ExternalProject/FetchContent: Allow specifying both a git tag and commit sha
tl;dr: allow simultaneously specifying both a git tag and a commit SHA to get the best of both worlds of the existing GIT_TAG behaviors.
Problem:
Today, uses of FetchContent (or ExternalProject) with git sources have two options, each with upsides and downsides.
-
GIT_TAG
to reference a branch or tag -
GIT_TAG
to reference a commit SHA
Using a branch or tag makes the intent clear in the configuration (referencing v1.2.3 is much clearer than referencing de12fc34), and using branch or tags allows the GIT_SHALLOW option to be used to reduce fetch time for large repositories.
Using a SHA allows quicker update checking and prevents against unexpected changes in tags or branches (intentional or otherwise) breaking code.
The CMake recommendation is to use SHA only.
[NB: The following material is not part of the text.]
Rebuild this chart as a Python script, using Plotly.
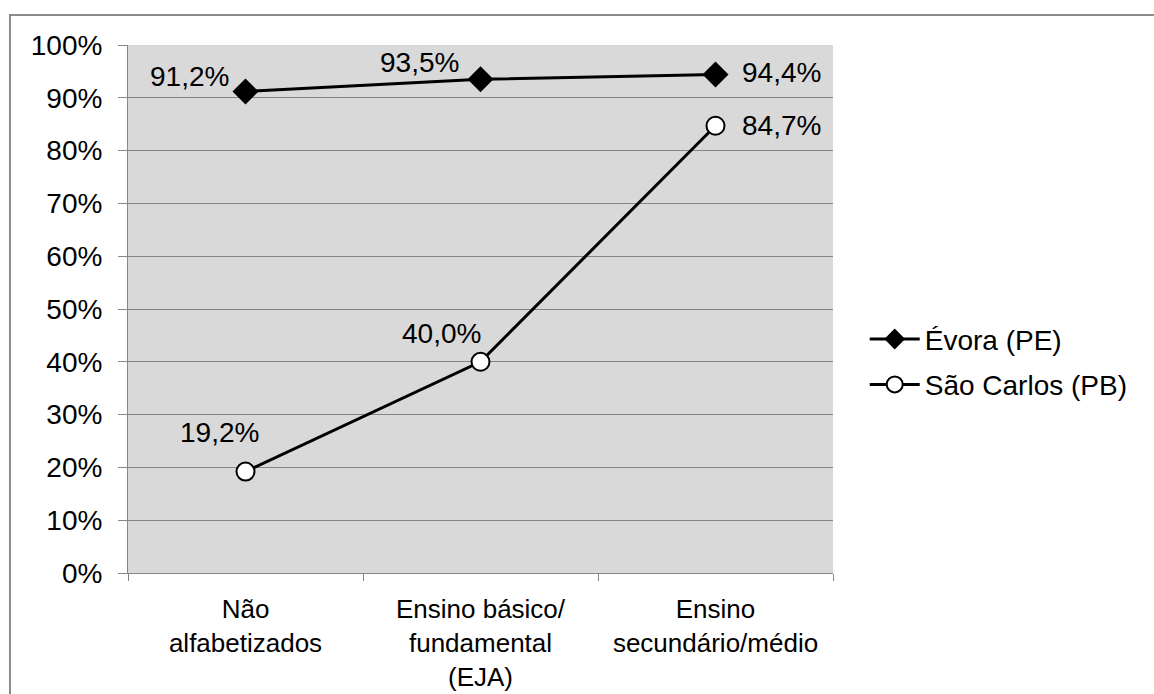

The result are FetchContent_Declare sections like:
FetchContent_Declare(imgui
GIT_REPOSITORY git://github.com/ocornut/imgui.git
GIT_TAG 58075c4414b985b352d10718b02a8c43f25efd7c # v1.80
GIT_SHALLOW OFF
)
Following good "hygiene" the maintainer is likely to list the tag name anyway (v1.80
) but now it's just in a comment, and might drift (e.g. the SHA might be changed someday while the comment is missed and left out-of-date). GIT_SHALLOW
is off (by default, but explicitly in that example) which can be painful on repositories with lots of history, or whose history has some large files in it (e.g., documentation images and the like).
Proposal:
I propose adding a new option to specify a git commit SHA. Let's call it GIT_COMMIT
. This option can be specified in combination with the existing GIT_TAG
:
FetchContent_Declare(imgui
GIT_REPOSITORY git://github.com/ocornut/imgui.git
GIT_TAG v1.80
GIT_COMMIT 58075c4414b985b352d10718b02a8c43f25efd7c
GIT_SHALLOW ON
)
The fetch behavior would be the existing tag behavior. The repository is fetched via the tag, and GIT_SHALLOW
works as expected. In addition, after the fetch, CMake checks that the checked-out commit matches the GIT_COMMIT
value, and raises a fatal error if it does not. This provides all the same protections as fetching the commit directly, while also allowing the more semantically-meaningful name of the tag to be specified/checked, and allows GIT_SHALLOW
to work.
For update, the commit-sha behavior is used: if the repository is already synced to the specific commit, no update fetch is required. This allows the faster update of the existing commit-sha behavior with no additional cost or complications.
For completeness: if only GIT_TAG
is specified then the existing behavior is used (for compatibility). This could be changed to only support tags via a policy; I have no opinion on whether that's beneficial or not. If only GIT_COMMIT
is specified, the behavior is as-if the commit SHA were specified today via GIT_TAG
. In other words, specifying both GIT_TAG
and GIT_COMMIT
would be entirely optional, and each option can still be used independently.